Mauritius’ Vision of a Smart City

Many governments and corporations have planned and created smart cities all over the world. A smart city is defined as “a city that incorporates information and communication technologies (ICT) to enhance the quality and performance of urban services such as energy, transportation and utilities in order to reduce resource consumption, wastage and overall costs.” These cities are meticulously planned to ensure maximum efficiency and quality of life for residents.

For Mauritius, a smart city is described as a “concept of urban development focused on improving the quality of life of city dwellers by making the city more attractive, adaptable, efficient and resilient to change, using new technologies that rely on an ecosystem of objects and services.” For example, one of the African smart cities, Cap Tamarin, will contain 400,000 square meters of residential zones, as well as featuring a large park accessing one of Mauritius’ scenic beaches. The city will also include a “smart citizen advice office” and other public services such as a post office and a school. Additionally, researchers and up-and-coming businesses will have “innovation centers” available for their use.

Mauritius’ Smart City Scheme, launched in 2015, hopes to create working, living and leisure space that promotes environmental friendliness and generates its own resources. Additionally, the Smart City Scheme aims to provide enhanced connectivity, modern transportation services and reduced traffic congestion. The idea has gained traction with businesses and private investors; estimates state that the project has attracted more than $3 billion in private investments.

The Reasons Behind the Smart City Scheme

Mauritius tapped into the potential of smart cities to become more competitive as a nation. The Mauritius Smart City Scheme was implemented “not just for the sake for creating jobs,” explains Finance Minister Vishnu Lutchmeenaraidoo, “but mainly to prepare for the future as Mauritius aspires to become a major economic power in the region.” He continued, “The challenge is to reinvent the whole paradigm of Mauritius. So let’s reinvent the economy that was built on sugar, tourism, EPZ [export processing zones]and offshore. If we make it, we become one of the most developed countries in the region. If not, we stay a middle-income country.”
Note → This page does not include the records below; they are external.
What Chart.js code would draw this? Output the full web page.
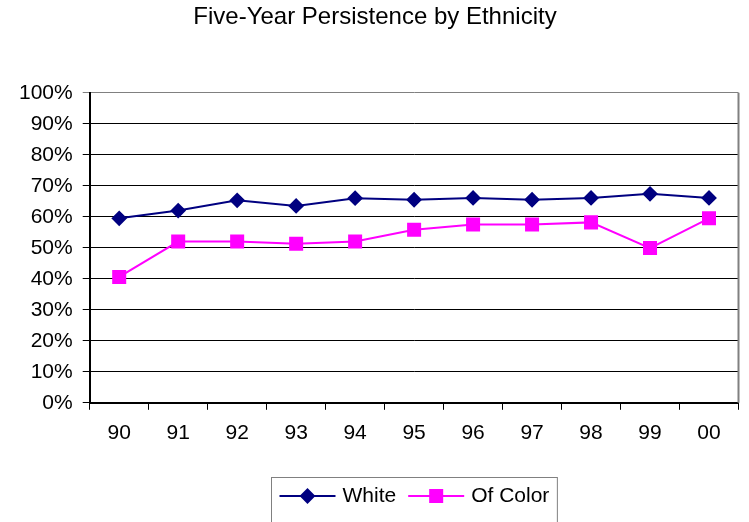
<!DOCTYPE html>
<html>
<head>
<meta charset="utf-8">
<script src="https://cdn.jsdelivr.net/npm/chart.js@4"></script>
<style>
  html, body { margin: 0; padding: 0; background: #fff; }
  #wrap { width: 749px; height: 522px; }
</style>
</head>
<body>
<div id="wrap"><canvas id="c"></canvas></div>
<script>
// Cohort years and five-year persistence rates (percent)
const years = ['90', '91', '92', '93', '94', '95', '96', '97', '98', '99', '00'];
const white = [59.5, 62.0, 65.3, 63.5, 66.0, 65.5, 66.1, 65.5, 66.1, 67.4, 66.1];
const ofColor = [40.6, 52.0, 52.0, 51.3, 52.0, 55.8, 57.5, 57.5, 58.2, 49.9, 59.5];
const yTicks = [0, 10, 20, 30, 40, 50, 60, 70, 80, 90, 100];

const FONT = '"Liberation Sans", Arial, sans-serif';
const NAVY = '#000080';
const MAGENTA = '#FF00FF';

// Right-hand frame of the plot area
const frame = {
  id: 'frame',
  afterDatasetsDraw(chart) {
    const { ctx, chartArea: a } = chart;
    ctx.save();
    ctx.strokeStyle = '#808080';
    ctx.lineWidth = 2;
    ctx.beginPath();
    ctx.moveTo(a.right, a.top);
    ctx.lineTo(a.right, a.bottom);
    ctx.stroke();
    ctx.restore();
  }
};

// Boxed legend below the axis: line sample with marker, then the label
const boxLegend = {
  id: 'boxLegend',
  afterDraw(chart) {
    const { ctx, chartArea: a } = chart;
    const lineLen = 56, gap = 7, spacing = 12, pad = 8;
    const top = 477, midY = 496;
    ctx.save();
    ctx.font = '21px ' + FONT;
    const items = chart.data.datasets.map(ds => ({ ds, w: ctx.measureText(ds.label).width }));
    let total = pad * 2;
    items.forEach((it, i) => { total += lineLen + gap + it.w + (i < items.length - 1 ? spacing : 0); });
    const cx = (a.left + a.right) / 2;
    const left = Math.round(cx - total / 2) + 0.5;
    ctx.strokeStyle = '#808080';
    ctx.lineWidth = 1;
    ctx.strokeRect(left, top + 0.5, total, 80);
    let x = left + pad;
    items.forEach(it => {
      const ds = it.ds;
      ctx.strokeStyle = ds.borderColor;
      ctx.lineWidth = ds.borderWidth;
      ctx.beginPath();
      ctx.moveTo(x, midY);
      ctx.lineTo(x + lineLen, midY);
      ctx.stroke();
      ctx.fillStyle = ds.pointBackgroundColor;
      Chart.helpers.drawPoint(ctx, {
        pointStyle: ds.pointStyle, radius: ds.pointRadius, borderWidth: 1, rotation: 0
      }, x + lineLen / 2, midY);
      ctx.fill();
      x += lineLen + gap;
      ctx.fillStyle = '#000';
      ctx.textBaseline = 'middle';
      ctx.textAlign = 'left';
      ctx.fillText(ds.label, x, midY);
      x += it.w + spacing;
    });
    ctx.restore();
  }
};

new Chart(document.getElementById('c'), {
  type: 'line',
  data: {
    labels: years,
    datasets: [
      {
        label: 'White',
        data: white,
        borderColor: NAVY,
        backgroundColor: NAVY,
        pointBackgroundColor: NAVY,
        pointBorderColor: NAVY,
        borderWidth: 2,
        pointStyle: 'rectRot',
        pointRadius: 6.5,
        pointHoverRadius: 6.5,
        tension: 0
      },
      {
        label: 'Of Color',
        data: ofColor,
        borderColor: MAGENTA,
        backgroundColor: MAGENTA,
        pointBackgroundColor: MAGENTA,
        pointBorderColor: MAGENTA,
        borderWidth: 2,
        pointStyle: 'rect',
        pointRadius: 8.5,
        pointHoverRadius: 8.5,
        tension: 0
      }
    ]
  },
  options: {
    responsive: true,
    maintainAspectRatio: false,
    animation: false,
    layout: { padding: { left: 9, right: 8, top: 0, bottom: 65 } },
    plugins: {
      legend: { display: false },
      tooltip: { enabled: false },
      title: {
        display: true,
        text: 'Five-Year Persistence by Ethnicity',
        color: '#000',
        font: { family: FONT, size: 24, weight: 'normal' },
        padding: { top: 3, bottom: 61 }
      }
    },
    scales: {
      x: {
        offset: true,
        grid: {
          offset: true,
          drawOnChartArea: false,
          drawTicks: true,
          tickLength: 7,
          color: '#000'
        },
        border: { color: '#000', width: 2 },
        ticks: { color: '#000', font: { family: FONT, size: 21 }, padding: 11, maxRotation: 0 }
      },
      y: {
        min: 0,
        max: 100,
        afterBuildTicks(scale) { scale.ticks = yTicks.map(v => ({ value: v })); },
        grid: {
          color: ctx => (ctx.tick && ctx.tick.value === 100 ? '#808080' : '#000'),
          lineWidth: 1,
          drawTicks: true,
          tickLength: 7
        },
        border: { color: '#000', width: 2 },
        ticks: {
          color: '#000',
          font: { family: FONT, size: 21 },
          padding: 10,
          callback: v => v + '%'
        }
      }
    }
  },
  plugins: [frame, boxLegend]
});
</script>
</body>
</html>
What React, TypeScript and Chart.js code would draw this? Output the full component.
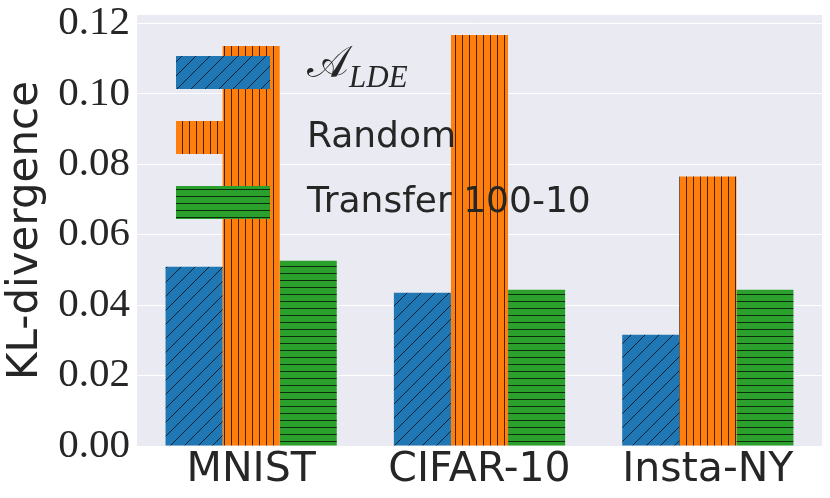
import React, { useEffect, useRef } from 'react';
import { Chart, registerables } from 'chart.js';
Chart.register(...registerables);

const categories = ['MNIST', 'CIFAR-10', 'Insta-NY'];
const aldeValues = [0.0509, 0.0435, 0.0316];
const randomValues = [0.1136, 0.1167, 0.0765];
const transferValues = [0.0526, 0.0444, 0.0444];
const legendMain = ['𝒜', 'Random', 'Transfer 100-10'];
const legendSub = ['LDE', '', ''];
const seriesColors = ['#1f77b4', '#ff7f0e', '#2ca02c'];
const hatchKinds = ['diag', 'vert', 'horiz'];
const yTickValues = [0, 0.02, 0.04, 0.06, 0.08, 0.1, 0.12];

function makePattern(ctx: CanvasRenderingContext2D, kind: string, color: string) {
  const c = document.createElement('canvas');
  const s = kind === 'diag' ? 14 : 7;
  c.width = s;
  c.height = s;
  const g = c.getContext('2d') as CanvasRenderingContext2D;
  g.fillStyle = color;
  g.fillRect(0, 0, s, s);
  g.strokeStyle = 'rgba(0,0,0,0.72)';
  g.lineWidth = 1;
  g.beginPath();
  if (kind === 'diag') {
    g.moveTo(0, s);
    g.lineTo(s, 0);
    g.moveTo(-2, 2);
    g.lineTo(2, -2);
    g.moveTo(s - 2, s + 2);
    g.lineTo(s + 2, s - 2);
  } else if (kind === 'vert') {
    g.moveTo(0.5, 0);
    g.lineTo(0.5, s);
  } else {
    g.moveTo(0, 0.5);
    g.lineTo(s, 0.5);
  }
  g.stroke();
  return ctx.createPattern(c, 'repeat') as CanvasPattern;
}

export default function App() {
  const ref = useRef<HTMLCanvasElement>(null);
  useEffect(() => {
    document.body.style.margin = '0';
    const canvas = ref.current as HTMLCanvasElement;
    const ctx = canvas.getContext('2d') as CanvasRenderingContext2D;
    const patterns = hatchKinds.map((k, i) => makePattern(ctx, k, seriesColors[i]));
    const values = [aldeValues, randomValues, transferValues];

    const legendPlugin = {
      id: 'customLegend',
      afterDraw(chart: any) {
        const c = chart.ctx as CanvasRenderingContext2D;
        const area = chart.chartArea;
        c.save();
        legendMain.forEach((lab, i) => {
          const top = area.top + 41 + i * 65;
          const left = area.left + 39;
          c.fillStyle = patterns[i];
          c.fillRect(left, top, 94, 33);
          c.fillStyle = '#262626';
          c.textBaseline = 'middle';
          const tx = area.left + 170;
          const ty = top + 17;
          if (legendSub[i]) {
            c.font = '44px "DejaVu Serif"';
            c.fillText(lab, tx, ty - 7);
            const w = c.measureText(lab).width;
            c.font = 'italic 31px "Liberation Serif"';
            c.fillText(legendSub[i], tx + w, ty + 6);
          } else {
            c.font = '36px "DejaVu Sans"';
            c.fillText(lab, tx, ty);
          }
        });
        c.restore();
      },
    };

    const bgPlugin = {
      id: 'bg',
      beforeDraw(chart: any) {
        const c = chart.ctx;
        const a = chart.chartArea;
        c.save();
        c.fillStyle = '#eaeaf2';
        c.fillRect(a.left, a.top, a.right - a.left, a.bottom - a.top);
        c.restore();
      },
    };

    const chart = new Chart(canvas, {
      type: 'bar',
      data: {
        labels: categories,
        datasets: values.map((v, i) => ({
          label: legendMain[i] + legendSub[i],
          data: v,
          backgroundColor: patterns[i],
          borderWidth: 0,
          categoryPercentage: 0.75,
          barPercentage: 1,
        })),
      },
      options: {
        animation: false,
        responsive: false,
        layout: { padding: { top: 0, right: 8, bottom: 0, left: 0 } },
        plugins: { legend: { display: false }, tooltip: { enabled: false } },
        scales: {
          x: {
            grid: { display: false, drawTicks: false },
            border: { display: false },
            ticks: { color: '#262626', font: { family: 'DejaVu Sans', size: 41 }, padding: 0 },
            afterFit(scale: any) { scale.height = 52; },
          },
          y: {
            min: 0,
            max: 0.1224,
            grid: { color: '#ffffff', lineWidth: 1, drawTicks: false },
            border: { display: false },
            afterBuildTicks(scale: any) {
              scale.ticks = yTickValues.map((v) => ({ value: v }));
            },
            ticks: {
              color: '#262626',
              font: { family: 'Liberation Serif', size: 41, lineHeight: 0.39 },
              padding: 7,
              callback: (v: any) => Number(v).toFixed(2),
            },
            title: {
              display: true,
              text: 'KL-divergence',
              color: '#262626',
              font: { family: 'DejaVu Sans', size: 42 },
              padding: { top: 1, bottom: 0 },
            },
            afterFit(scale: any) { scale.width = 137; },
          },
        },
      },
      plugins: [bgPlugin, legendPlugin],
    });
    return () => chart.destroy();
  }, []);
  return <canvas ref={ref} width={830} height={498} style={{ display: 'block' }} />;
}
Praises and Criticisms of Smart Cities

This vision for African smart cities has already attracted investment to the continent. This investment has the potential to create a dynamic economy, provide new employment opportunities and deliver infrastructure for new businesses and foreign investments. However, an important question remains: will the smart cities help or hurt the 9.4 percent of households in Mauritius living below the poverty line?

Anjana Ahuja of the Financial Times wrote, “Without factoring in such civic intangibles as social justice and privacy, smart cities may end up being dumb places to live.”  Referring to a proposed smart city near Mumbai, she stated, “its development threatens to displace around 40,000 residents, many of them farmers and fishermen with low levels of education. It is unclear where or how they would fit into a brand new Dholera.” A common criticism of smart cities is that they force people out of their modest homes.

Writer Ayona Datta offered other potential consequences of smart cities: “These new developments are largely privately owned, and sometimes even privately managed and governed. They run the risk of becoming enclaves of privilege, with private sector representatives already advocating the exclusion of the poor and marginalized through high prices and policing.” If these cities become tiny islands of wealth and perfect efficiency, it certainly will not bode well for low-income residents.

Looking Forward

The Smart City Scheme has the strong potential to bring money and jobs to Mauritius, helping diversify its economy and provide more opportunities for workers. However, leaders should be aware of the potential dangers of smart cities and work diligently to provide the best opportunities for all Mauritius citizens regardless of status or wealth. Thus far, experts on poverty and inequality have not sounded any alarms about Mauritius’ project. The Smart City Scheme may be a real victory for Mauritius, its citizens and other African smart cities.